**Your goal:**
Which lines in the records below contain the word "this"? Copy each of them.

**Records with drawing code:**
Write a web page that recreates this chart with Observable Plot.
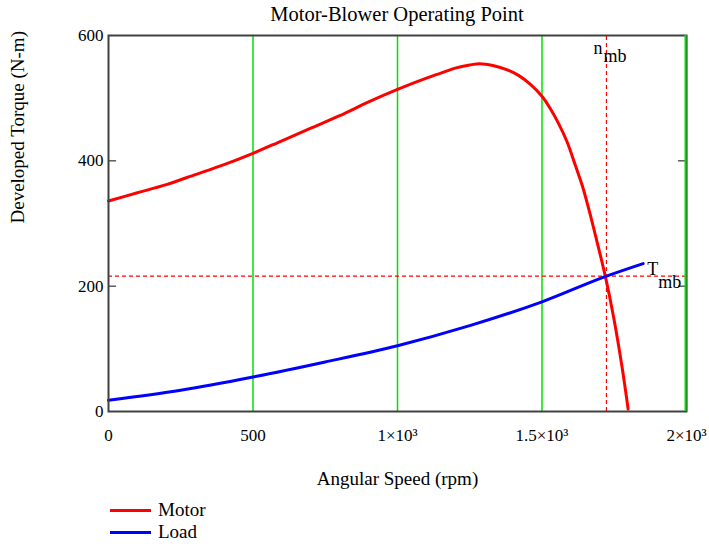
<!DOCTYPE html>
<html><head><meta charset="utf-8">
<script src="https://cdn.jsdelivr.net/npm/d3@7"></script>
<script src="https://cdn.jsdelivr.net/npm/@observablehq/plot@0.6"></script>
<style>
body{margin:0;background:#fff;font-family:"Liberation Serif","Times New Roman",serif;color:#000;}
#wrap{position:relative;width:709px;height:544px;overflow:hidden;}
#title{position:absolute;left:0;top:3px;width:709px;padding-left:85px;box-sizing:border-box;text-align:center;font-size:20.5px;line-height:22px;}
#chart{position:absolute;left:0;top:24px;}
.leg{position:absolute;left:110px;font-size:19px;line-height:22px;display:flex;align-items:center;height:22px;}
.leg .sw{display:inline-block;width:41px;height:0;border-top:3px solid;margin-right:7px;}
</style></head>
<body><div id="wrap">
<div id="title">Motor-Blower Operating Point</div>
<div id="chart"></div>
<div class="leg" style="top:499px"><span class="sw" style="border-color:#ff0000"></span>Motor</div>
<div class="leg" style="top:521px"><span class="sw" style="border-color:#0000ff"></span>Load</div>
</div>
<script>
const motorSpeed  = [0,100,200,300,400,500,600,700,800,900,1000,1100,1150,1200,1250,1285,1330,1380,1420,1460,1500,1529,1558,1587,1616,1639,1662,1685,1720,1748,1777,1798];
const motorTorque = [336,349,362,378,394,412,432,452,472,494,514,532,540,548,553,555,552,545,536,522,503,483,459,430,392,361,323,281,214,150,71,4];
const loadSpeed  = [0,250,500,750,1000,1250,1500,1723,1850];
const loadTorque = [18,34,55,79,105,137,175,216,236];
const nmb = 1723;
const Tmb = 216;
const gridX = [500,1000,1500,2000];
const xTickValues = [0,500,1000,1500,2000];
const xTickLabels = ["0","500","1×10³","1.5×10³","2×10³"];
const yTickValues = [0,200,400,600];
const yInnerTicks = [200,400];

const motor = motorSpeed.map((x,i)=>({x, y: motorTorque[i]}));
const load = loadSpeed.map((x,i)=>({x, y: loadTorque[i]}));

const font = '"Liberation Serif","Times New Roman",serif';
const chart = Plot.plot({
  width: 709, height: 470,
  marginLeft: 108, marginRight: 23, marginTop: 11, marginBottom: 83,
  style: {fontFamily: font, fontSize: "17px", color: "#000", background: "transparent", overflow: "visible"},
  x: {domain: [0, 2000]},
  y: {domain: [0, 600]},
  marks: [
    Plot.ruleX(gridX, {x: d => d, stroke: "#00e000", strokeWidth: 1.5}),
    Plot.ruleY(yInnerTicks, {y: d => d, x1: () => 0, x2: () => 28, stroke: "#333", strokeWidth: 1.2}),
    Plot.ruleY(yInnerTicks, {y: d => d, x1: () => 1972, x2: () => 2000, stroke: "#333", strokeWidth: 1.2}),
    Plot.ruleY([Tmb], {y: d => d, x1: () => 0, x2: () => 2000, stroke: "#ff0000", strokeWidth: 1.2, strokeDasharray: "4,3"}),
    Plot.ruleX([nmb], {x: d => d, y1: () => 0, y2: () => 600, stroke: "#ff0000", strokeWidth: 1.2, strokeDasharray: "4,3"}),
    Plot.line(motor, {x: "x", y: "y", stroke: "#ff0000", strokeWidth: 3, curve: "catmull-rom"}),
    Plot.line(load, {x: "x", y: "y", stroke: "#0000ff", strokeWidth: 3, curve: "monotone-x"}),
    Plot.frame({stroke: "#404040", strokeWidth: 2}),
    Plot.ruleX([2000], {x: d => d, dx: -1, stroke: "#00e000", strokeWidth: 2}),
    Plot.axisX(xTickValues, {tickSize: 0, tickPadding: 17, label: null, tickFormat: d => xTickLabels[xTickValues.indexOf(d)], fontSize: 17}),
    Plot.axisY(yTickValues, {tickSize: 0, tickPadding: 5, label: null, fontSize: 17}),
    Plot.text(["Angular Speed (rpm)"], {frameAnchor: "bottom", dy: 67, lineAnchor: "middle", fontSize: 19}),
    Plot.text(["Developed Torque (N-m)"], {frameAnchor: "left", dx: -91, rotate: -90, lineAnchor: "middle", fontSize: 19}),
    Plot.text([nmb], {x: d => d, y: () => 600, text: () => "n", textAnchor: "end", dx: -4, dy: 13, lineAnchor: "middle", fontSize: 18}),
    Plot.text([nmb], {x: d => d, y: () => 600, text: () => "mb", textAnchor: "start", dx: -3, dy: 21, lineAnchor: "middle", fontSize: 18}),
    Plot.text([Tmb], {x: () => loadSpeed[loadSpeed.length-1], y: d => d, text: () => "T", textAnchor: "start", dx: 4, dy: -7, lineAnchor: "middle", fontSize: 18}),
    Plot.text([Tmb], {x: () => loadSpeed[loadSpeed.length-1], y: d => d, text: () => "mb", textAnchor: "start", dx: 15, dy: 6, lineAnchor: "middle", fontSize: 18})
  ]
});
document.getElementById("chart").appendChild(chart);
</script>
</body></html>
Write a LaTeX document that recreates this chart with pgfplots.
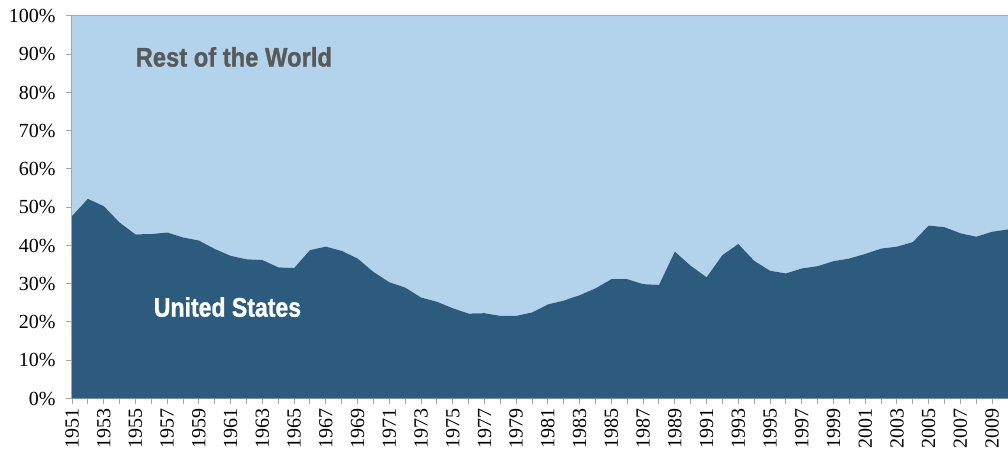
\documentclass[border=0pt]{standalone}
\usepackage{pgfplots}
\pgfplotsset{compat=1.18}
\usepackage{pgfplotstable}
\usepackage{graphicx}
\usepackage{fontspec}
\setmainfont{Liberation Serif}
\setsansfont{Liberation Sans}
\newfontfamily\heavyfont{Liberation Sans}[BoldFeatures={FakeBold=1.2}]

\definecolor{usblue}{HTML}{2D5B7E}
\definecolor{rowblue}{HTML}{B3D3EC}
\definecolor{labelgray}{HTML}{595959}
\definecolor{axisgray}{HTML}{A6A6A6}

% share of the total, in percent
\pgfplotstableread{
year us row
1951 47.7 52.3
1952 52.2 47.8
1953 50.3 49.7
1954 46.0 54.0
1955 42.9 57.1
1956 43.0 57.0
1957 43.4 56.6
1958 42.1 57.9
1959 41.3 58.7
1960 39.1 60.9
1961 37.3 62.7
1962 36.4 63.6
1963 36.2 63.8
1964 34.3 65.7
1965 34.1 65.9
1966 38.8 61.2
1967 39.7 60.3
1968 38.6 61.4
1969 36.6 63.4
1970 33.1 66.9
1971 30.4 69.6
1972 29.0 71.0
1973 26.4 73.6
1974 25.3 74.7
1975 23.6 76.4
1976 22.2 77.8
1977 22.3 77.7
1978 21.6 78.4
1979 21.6 78.4
1980 22.5 77.5
1981 24.6 75.4
1982 25.6 74.4
1983 27.0 73.0
1984 28.8 71.2
1985 31.2 68.8
1986 31.2 68.8
1987 29.9 70.1
1988 29.7 70.3
1989 38.4 61.6
1990 34.7 65.3
1991 31.7 68.3
1992 37.5 62.5
1993 40.4 59.6
1994 36.0 64.0
1995 33.4 66.6
1996 32.7 67.3
1997 34.0 66.0
1998 34.6 65.4
1999 35.9 64.1
2000 36.6 63.4
2001 37.8 62.2
2002 39.2 60.8
2003 39.7 60.3
2004 40.9 59.1
2005 45.2 54.8
2006 44.8 55.2
2007 43.2 56.8
2008 42.3 57.7
2009 43.6 56.4
2010 44.2 55.8
}\sharetable

\begin{document}
\begin{tikzpicture}
\useasboundingbox (-72pt,-55.5pt) rectangle (936pt,398.5pt);
\begin{axis}[%
  at={(0,0)}, anchor=south west,
  scale only axis,
  width=936pt, height=382.5pt,
  % x-axis
  xmin=1951, xmax=2010,
  xtick={1951,1953,...,2009},
  minor xtick={1952,1954,...,2010},
  xticklabel style={rotate=90, anchor=east, font=\fontsize{20}{20}\selectfont,
                    /pgf/number format/1000 sep={}},
  % y-axis
  ymin=0, ymax=100,
  ytick={0,10,...,100},
  yticklabel={\pgfmathprintnumber{\tick}\%},
  yticklabel style={font=\fontsize{20}{20}\selectfont, xshift=-7pt},
  /pgf/number format/assume math mode=true,
  axis lines*=left,
  axis line style={draw=axisgray, line width=1.2pt},
  tick style={draw=axisgray, line width=1pt},
  major tick length=6pt, minor tick length=6pt,
  tick align=outside,
  stack plots=y,
  ]

  \addplot [draw=none, fill=usblue, mark=none] table [x=year, y=us] {\sharetable} \closedcycle;
  \addplot [draw=none, fill=rowblue, mark=none] table [x=year, y=row] {\sharetable} \closedcycle;

  \draw [axisgray, line width=1.2pt] (rel axis cs:0,1) -- (rel axis cs:1,1);

  \coordinate (rowlabel) at (axis cs:1961.2,89.3);
  \coordinate (uslabel) at (axis cs:1960.8,23.9);
\end{axis}
\node [font=\heavyfont\bfseries\fontsize{24}{24}\selectfont, text=labelgray]
  at (rowlabel) {\scalebox{0.99}[1.12]{Rest of the World}};
\node [font=\heavyfont\bfseries\fontsize{24}{24}\selectfont, text=white]
  at (uslabel) {\scalebox{0.96}[1.12]{United States}};
\end{tikzpicture}
\end{document}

**Written solution:**
Write a web page that recreates this chart with Observable Plot.
Write a LaTeX document that recreates this chart with pgfplots.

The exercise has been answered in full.